In 2019, California approved a law that classified gig drivers as employees of the companies, which caused gig companies to heavily fund a 2020 ballot measure overturning the move. That effort is still being fought in court.
In Massachusetts, gig-worker companies are spending millions of dollars on a similar ballot measure that codifies the status of drivers and other gig workers as independent contractors, not employees. The measure could go to voters in November.
More than a dozen states including Michigan, Texas, Florida and Alaska have regulations defining independent contractors in certain contexts.
In December 2021, news broke that some of the biggest players in the Washington’s gig economy — Uber, Lyft, Instacart and DoorDash — had formed an industry group called Washington Coalition for Independent Work.
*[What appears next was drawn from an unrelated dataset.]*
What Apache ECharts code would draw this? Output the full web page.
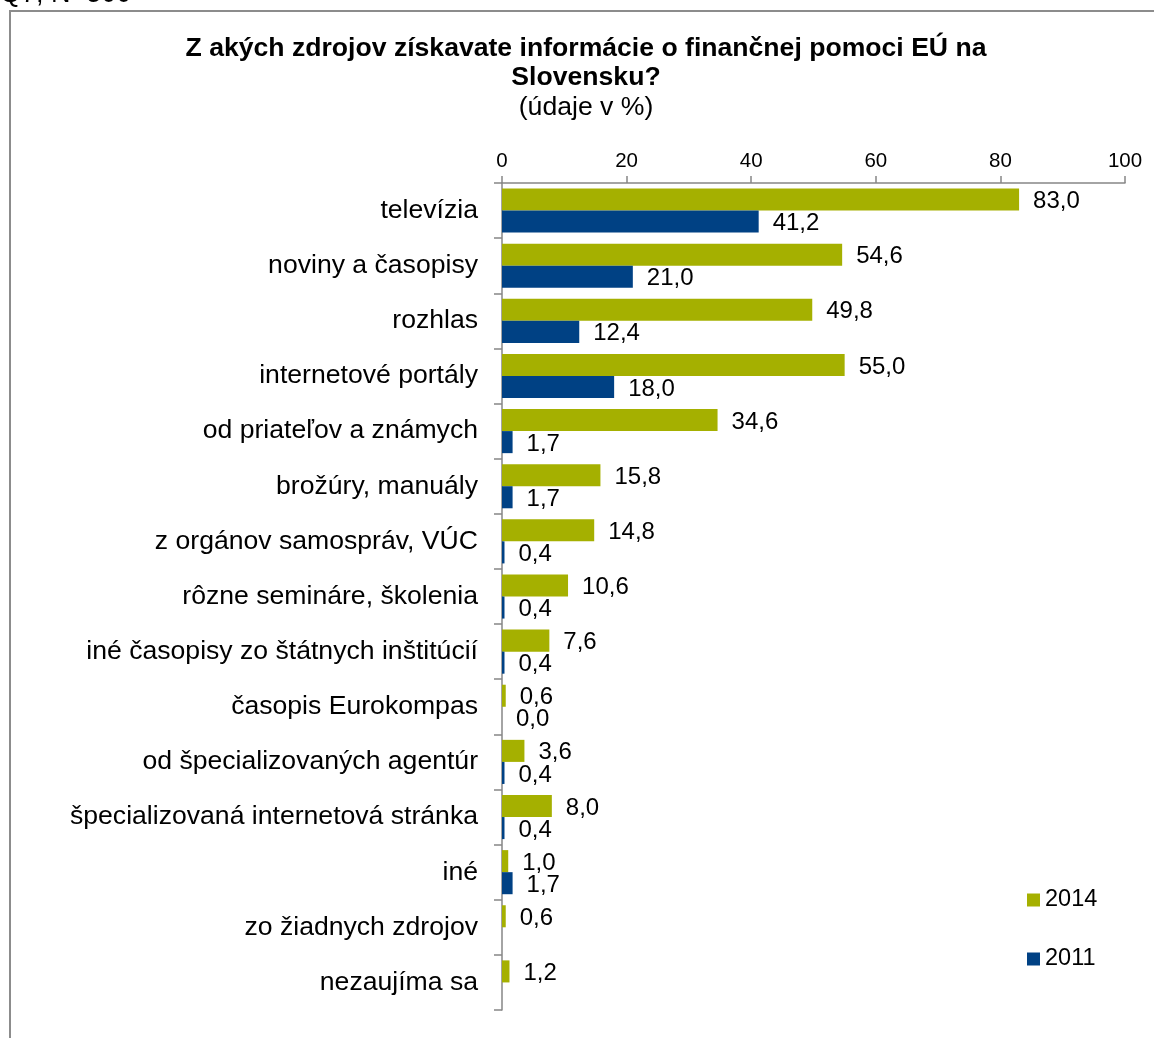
<!DOCTYPE html>
<html><head><meta charset="utf-8">
<script src="https://cdn.jsdelivr.net/npm/echarts@6/dist/echarts.min.js"></script>
<style>html,body{margin:0;padding:0;background:#fff}#c{width:1154px;height:1038px}</style>
</head><body><div id="c"></div>
<script>
const categories = ["televízia","noviny a časopisy","rozhlas","internetové portály","od priateľov a známych","brožúry, manuály","z orgánov samospráv, VÚC","rôzne semináre, školenia","iné časopisy zo štátnych inštitúcií","časopis Eurokompas","od špecializovaných agentúr","špecializovaná internetová stránka","iné","zo žiadnych zdrojov","nezaujíma sa"];
const values2014 = [83.0,54.6,49.8,55.0,34.6,15.8,14.8,10.6,7.6,0.6,3.6,8.0,1.0,0.6,1.2];
const values2011 = [41.2,21.0,12.4,18.0,1.7,1.7,0.4,0.4,0.4,0.0,0.4,0.4,1.7,null,null];
const xTicks = [0,20,40,60,80,100];

const font = "'Liberation Sans', Arial, sans-serif";
const chart = echarts.init(document.getElementById('c'), null, {renderer:'canvas'});
const lbl = {show:true, position:'right', distance:14, offset:[0,2], color:'#000', fontSize:24, fontFamily:font,
  formatter:p => p.value==null ? '' : p.value.toFixed(1).replace('.', ',')};
const legText = {fontSize:23.5, fontFamily:font, color:'#000', padding:[0,0,0,0]};
chart.setOption({
  animation:false,
  graphic:[
    {type:'rect', shape:{x:10,y:11,width:1300,height:1300}, style:{fill:null, stroke:'#8c8c8c', lineWidth:2}},
    {type:'text', x:0, y:8, style:{text:'Q7, N=500', font:'27px '+font, fill:'#000', verticalAlign:'bottom'}},
    {type:'text', x:586, y:49, style:{text:'Z akých zdrojov získavate informácie o finančnej pomoci EÚ na', font:'bold 26.6px '+font, fill:'#000', align:'center', verticalAlign:'middle'}},
    {type:'text', x:586, y:78, style:{text:'Slovensku?', font:'bold 26.6px '+font, fill:'#000', align:'center', verticalAlign:'middle'}},
    {type:'text', x:586, y:108, style:{text:'(údaje v %)', font:'26.6px '+font, fill:'#000', align:'center', verticalAlign:'middle'}}
  ],
  legend:[
    {left:1022, top:883, itemWidth:13, itemHeight:13, icon:'rect', textStyle:legText, data:['2014']},
    {left:1022, top:942, itemWidth:13, itemHeight:13, icon:'rect', textStyle:legText, data:['2011']}
  ],
  grid:{left:502, right:29, top:183, bottom:28, containLabel:false},
  xAxis:{type:'value', position:'top', min:0, max:100, interval:20,
    axisLine:{show:true, lineStyle:{color:'#868686', width:1.5}},
    axisTick:{show:true, length:7, lineStyle:{color:'#868686', width:1.5}},
    axisLabel:{fontSize:20.5, fontFamily:font, color:'#000', margin:11, formatter:v=>xTicks.includes(v)?String(v):''},
    splitLine:{show:false}},
  yAxis:{type:'category', inverse:true, data:categories,
    axisLine:{show:true, lineStyle:{color:'#868686', width:1.5}},
    axisTick:{show:true, length:8, lineStyle:{color:'#868686', width:1.5}},
    axisLabel:{fontSize:26.6, fontFamily:font, color:'#000', margin:24}},
  series:[
    {name:'2014', type:'bar', data:values2014, itemStyle:{color:'#a5b000'}, barGap:'0%', barCategoryGap:'20%', label:lbl},
    {name:'2011', type:'bar', data:values2011, itemStyle:{color:'#004184'}, barGap:'0%', barCategoryGap:'20%', label:lbl}
  ]
});
</script></body></html>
It appeared that the effort was created in pursuit of an initiative or legislation affecting the sector.
The state bill under consideration only addresses ride-hail companies. So what about delivery platforms and other gig workers? Will they get their own legislation?
“I would want to hear from workers in those areas,” Berry said, and learn of their specific concerns. “I’m open to working with them.”
Editor’s note: This story was updated to include testimony from the Massachusetts AFL-CIO and correct information about the Driver Resource Center.